The album opens with a sweet and fun country love song, “Splendors Of This Earth,” though its opening lines are “You are not my lover/Lovers we were never meant to be.” Yeah, it’s a different kind of love that’s being expressed here, in lines like “Because of you, in the morning I rise” and “I see the world through a baby’s eyes because of you.” How are those for compliments? This track features some nice backing vocals, as well as some wonderful work on pedal steel by Marty Rifkin. This song is dedicated to Abbey Lincoln. “If only you could see how much you mean to me.” That’s followed by another fun and lively country tune, “Pull Down The Moon.” I can’t help but smile while listening to this, even if it tells of the end of a relationship. “Pull down the moon along with you/For I no longer need the view.” This track has a delicious groove and some wonderful stuff on keys.

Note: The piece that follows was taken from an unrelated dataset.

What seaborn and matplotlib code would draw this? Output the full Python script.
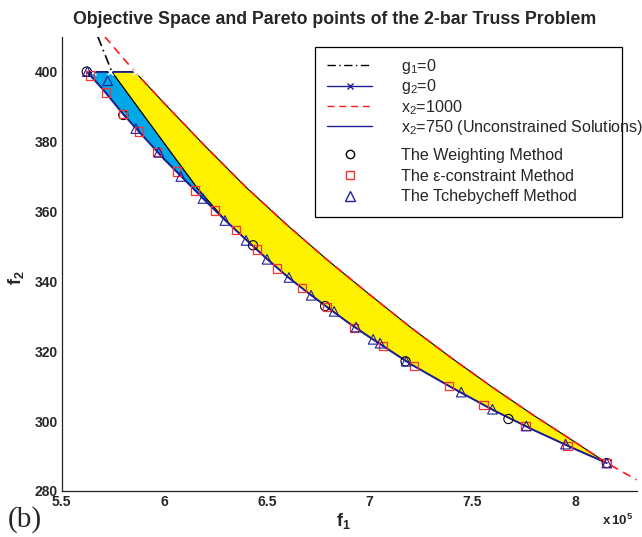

“A Place Just For Me” is a mellower, pretty tune, featuring some really nice, intimate vocal work. “Sometimes I go to a place/A place that is just for me/A place that only I inhabit/It’s a world built from my dreams.” This song becomes more beautiful as the female vocals are added. This is one of my favorite songs of the album. “But when this life becomes too much/That is when I walk away.” I think this song is going to speak to a lot of us, particularly these days. That’s followed by “Amateur Revolution,” the disc’s title track. It’s a lively, positive, optimistic tune with a full sound, using the word amateur in its original and true sense. “There’s magic, it’s in the air/And a chance of beauty is blooming everywhere.” Then “Do You Remember Me?” has a sweet, gentle, loving sound. I love Marty Rifkin’s work on pedal steel. “Do you remember/How we looked in each other’s eyes/Spoke not a word, not a single word.”

“No Reason Left To Stay” is a delightful, sweet, kind of adorable tune, even if its lyrics describe a sad state: “Alone I walk the streets we walked together/You were right beside me, now you are not there at all/It’s the first burst of summer, but it feels like the last light of fall.” And I appreciate the play with language in the line “Yet another morning has broken my heart, but I won’t show it.” “Death, An Old Widows Peek” has a bit of word play as well, obvious in its title, where the word peek is substituted for its homonym, peak. “At least let an old widow take a peek.” This is a darker, bluesy number. That’s followed by “Baby, You’re Not Dead,” a fun, energetic tune, with a rhythm that chugs along. It’s a song about being haunted by someone who isn’t dead. “I could have stood strong over your grave/With a handful of dirt, a final wave/I could have broken down, cried endless tears/And I wouldn’t be expected to recover for years/But baby, baby, you’re not dead.” “Never Give Up On Love” is a pretty song, with some nice vocal work. Does this song remind you a bit of Paul Kelly? “And I know it feels like you lost everything/Your angels shout, they give you a yell/They say never give up on love.” I can’t help but love this song. Jack Pullman plays jaw harp on this one. By the way, this is the one song that was written by RJ Chesney without HP Gundersen. The album then concludes with another positive number, “Rise Up And Sing.” “Sing to the birds/Sing to the flowers/Sing in the sunshine/And sing in the shower.”

CD Track List
  1. Splendors Of This Earth
  2. Pull Down The Moon
  3. A Place Just For Me
  4. Amateur Revolution
  5. Do You Remember Me?
  6. Proud Of You Child
  7. No Reason Left To Stay
  8. Da Mayor Is On The Scene
  9. Death, An Old Widows Peek
  10. Baby You’re Not Dead
  11. Never Give Up On Love
  12. Rise Up And Sing
Amateur Revolution is scheduled to be released on April 5, 2019.